In the first years of the Syrian revolution, a group of journalists, artists and activists formed Justice Magazine, a publication designed as a forum to talk about the horrors they were witnessing. Six months later, attacks and airstrikes force the founders to disband, and their members to flee Syria.
Miream Salameh, 33, found safety in Melbourne, Australia, where she has lived for four years. The artist has continued the work of Justice through her own art; her paintings providing Australian audiences—and all those that view her work on social media—with insight into the destruction and pain of her homeland.
Broadly spoke with Salameh about the intersection of activism and art, and painting from lived experience.
BROADLY: When did you start working as an artist?
Miream Salameh: I can't remember not being an artist. I've been drawing [since] I was a child—it was my favourite hobby. I went to study Fine Art in Homs, to learn more and be a professional. It's a big world, and I explore it with art.
When did you start using your art to convey the situation in Syria?
I started painting using colour about a year ago, [depicting] Syria and refugees and asylum seekers in detention centres.

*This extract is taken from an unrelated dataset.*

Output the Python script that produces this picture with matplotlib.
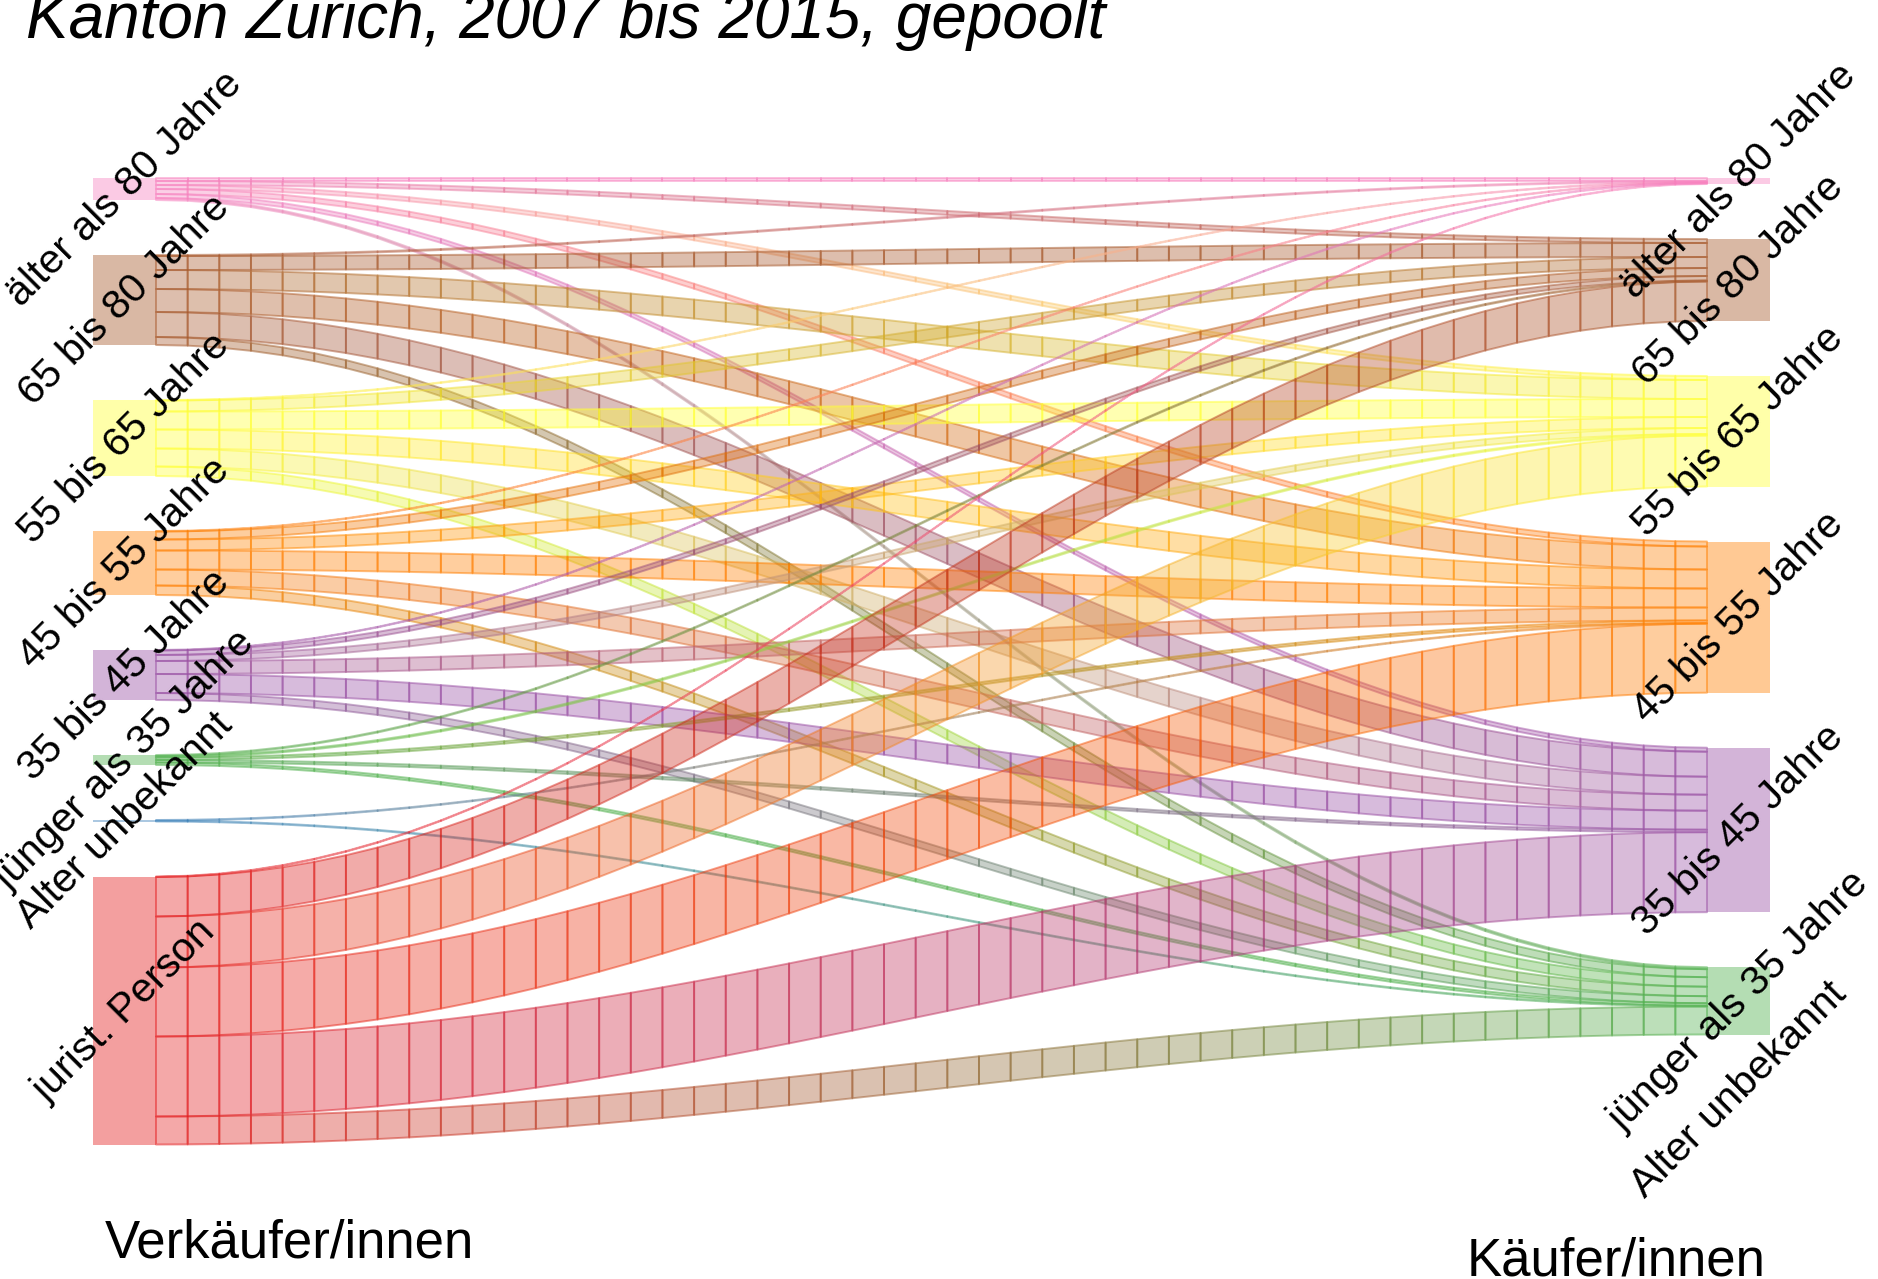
import numpy as np
import matplotlib.pyplot as plt
from matplotlib.collections import PolyCollection
from matplotlib.colors import to_rgb
from matplotlib.patches import Rectangle

plt.rcParams['font.family'] = ['Liberation Sans', 'DejaVu Sans']

title = "Kanton Zürich, 2007 bis 2015, gepoolt"
left_labels = ["älter als 80 Jahre", "65 bis 80 Jahre", "55 bis 65 Jahre", "45 bis 55 Jahre",
               "35 bis 45 Jahre", "jünger als 35 Jahre", "Alter unbekannt", "jurist. Person"]
right_labels = ["älter als 80 Jahre", "65 bis 80 Jahre", "55 bis 65 Jahre", "45 bis 55 Jahre",
                "35 bis 45 Jahre", "jünger als 35 Jahre", "Alter unbekannt"]
node_colors = ["#F781BF", "#A65628", "#FFFF33", "#FF7F00", "#984EA3", "#4DAF4A", "#377EB8", "#E41A1C"]

# flows Verkäufer -> Käufer, one list per seller group, columns in order of right_labels
from_80plus = [3, 4, 4, 5, 4, 2, 0]
from_65_80 = [1, 14, 19, 23, 25, 8, 0]
from_55_65 = [0.5, 11, 18, 19, 18, 9.5, 0]
from_45_55 = [0.5, 8, 11, 19, 16, 9.5, 0]
from_35_45 = [0.5, 4.5, 6, 13, 19, 7, 0]
from_u35 = [0, 1, 1.5, 2.5, 2.5, 2.5, 0]
from_unknown = [0, 0, 0, 0.7, 0, 0.8, 0]
from_jurist = [0.5, 39.5, 51, 69, 80, 28, 0]

flows = np.array([from_80plus, from_65_80, from_55_65, from_45_55,
                  from_35_45, from_u35, from_unknown, from_jurist], dtype=float)

# layout (pixels)
W, H = 1878, 1279
X_LEFT, NODE_W, X_RIGHT = 93, 63, 1707
TOP, GAP, SCALE = 178, 55, 1.0
NSTEPS = 50


def node_positions(sizes):
    tops = []
    y = TOP
    for s in sizes:
        tops.append(y)
        y += s * SCALE + GAP
    return np.array(tops)


left_sizes = flows.sum(axis=1)
right_sizes = flows.sum(axis=0)
left_tops = node_positions(left_sizes)
right_tops = node_positions(right_sizes)

fig = plt.figure(figsize=(W / 100, H / 100), dpi=100)
ax = fig.add_axes([0, 0, 1, 1])
ax.set_xlim(0, W)
ax.set_ylim(H, 0)
ax.axis("off")

x0 = X_LEFT + NODE_W
x1 = X_RIGHT
xs = np.linspace(x0, x1, NSTEPS)
shape = (np.sin(np.linspace(-np.pi / 2, np.pi / 2, NSTEPS)) + 1) / 2

src_off = left_tops.copy().astype(float)
dst_off = right_tops.copy().astype(float)
polys, fcols, ecols = [], [], []
# offsets: at source sorted by target, at target sorted by source
src_start = np.zeros_like(flows)
dst_start = np.zeros_like(flows)
for i in range(flows.shape[0]):
    for j in range(flows.shape[1]):
        src_start[i, j] = src_off[i]
        src_off[i] += flows[i, j] * SCALE
for j in range(flows.shape[1]):
    for i in range(flows.shape[0]):
        dst_start[i, j] = dst_off[j]
        dst_off[j] += flows[i, j] * SCALE

for i in range(flows.shape[0]):
    c0 = np.array(to_rgb(node_colors[i]))
    for j in range(flows.shape[1]):
        w = flows[i, j] * SCALE
        if w <= 0:
            continue
        c1 = np.array(to_rgb(node_colors[j]))
        ytop = src_start[i, j] + (dst_start[i, j] - src_start[i, j]) * shape
        for k in range(NSTEPS - 1):
            f = k / (NSTEPS - 2)
            c = (1 - f) * c0 + f * c1
            polys.append([(xs[k], ytop[k]), (xs[k + 1], ytop[k + 1]),
                          (xs[k + 1], ytop[k + 1] + w), (xs[k], ytop[k] + w)])
            fcols.append((*c, 0.38))
            ecols.append((*c, 0.5))

ax.add_collection(PolyCollection(polys, facecolors=fcols, edgecolors=ecols, linewidths=1.4))

for i, lab in enumerate(left_labels):
    h = left_sizes[i] * SCALE
    ax.add_patch(Rectangle((X_LEFT, left_tops[i]), NODE_W, h, color=node_colors[i], alpha=0.42, lw=0))
    ax.text(X_LEFT + NODE_W / 2, left_tops[i] + h / 2, lab, rotation=45, rotation_mode="anchor",
            ha="center", va="center", fontsize=29.5)
for j, lab in enumerate(right_labels):
    h = right_sizes[j] * SCALE
    if h > 0:
        ax.add_patch(Rectangle((X_RIGHT, right_tops[j]), NODE_W, h, color=node_colors[j], alpha=0.42, lw=0))
    ax.text(X_RIGHT + NODE_W / 2, right_tops[j] + h / 2, lab, rotation=45, rotation_mode="anchor",
            ha="center", va="center", fontsize=29.5)

ax.text(26, 38, title, fontsize=46, style="italic", ha="left", va="baseline")
ax.text(105, 1258, "Verkäufer/innen", fontsize=38, ha="left", va="baseline")
ax.text(1467, 1276, "Käufer/innen", fontsize=38, ha="left", va="baseline")

fig.savefig("out.png", dpi=100)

This art has a very deep way of affecting everyone. I paint to give people a loud voice; my art is for those who don't have a voice at all.
How much of your art is relaying what you have personally witnessed?
Some paintings are from how I remember events or tragedies that happened in front of me. I also paint from photos my friends who are still in Syria. I paint the photos they've taken from the massacres, and after the bombs. For me, it's about saying to the viewer, "How do you feel about these massacres?"
People are dying every single day, every second.
You've said that your art and your activism are one and the same, that it's impossible to separate them.
My art, my message, is about human rights. It's about humanity—it talks about the facts in my country, that people are dying every single day, every second. We lived this experience. We lost a lot of our friends and saw them imprisoned and tortured. We saw the bombings. I'm trying with my art, and with my story, to tell people what I lived through.
Your art also looks at the suffering of those held in Australia's offshore detention centres. Are the same kind of emotions tied to those paintings?
There are Syrian people in those detention centres. I need to defend the rights of these people, too. It's illegal to decide someone's freedom—to put these people there with no charge, no reason, keeping them for years. It's destroying lives.
What message do you want your art to send about their situation?
That these people should be allowed to come and start their new futures, and start their lives. They can contribute to this country. I think there are beautiful things in Australia. There's multiculturalism, and it can bring us all together.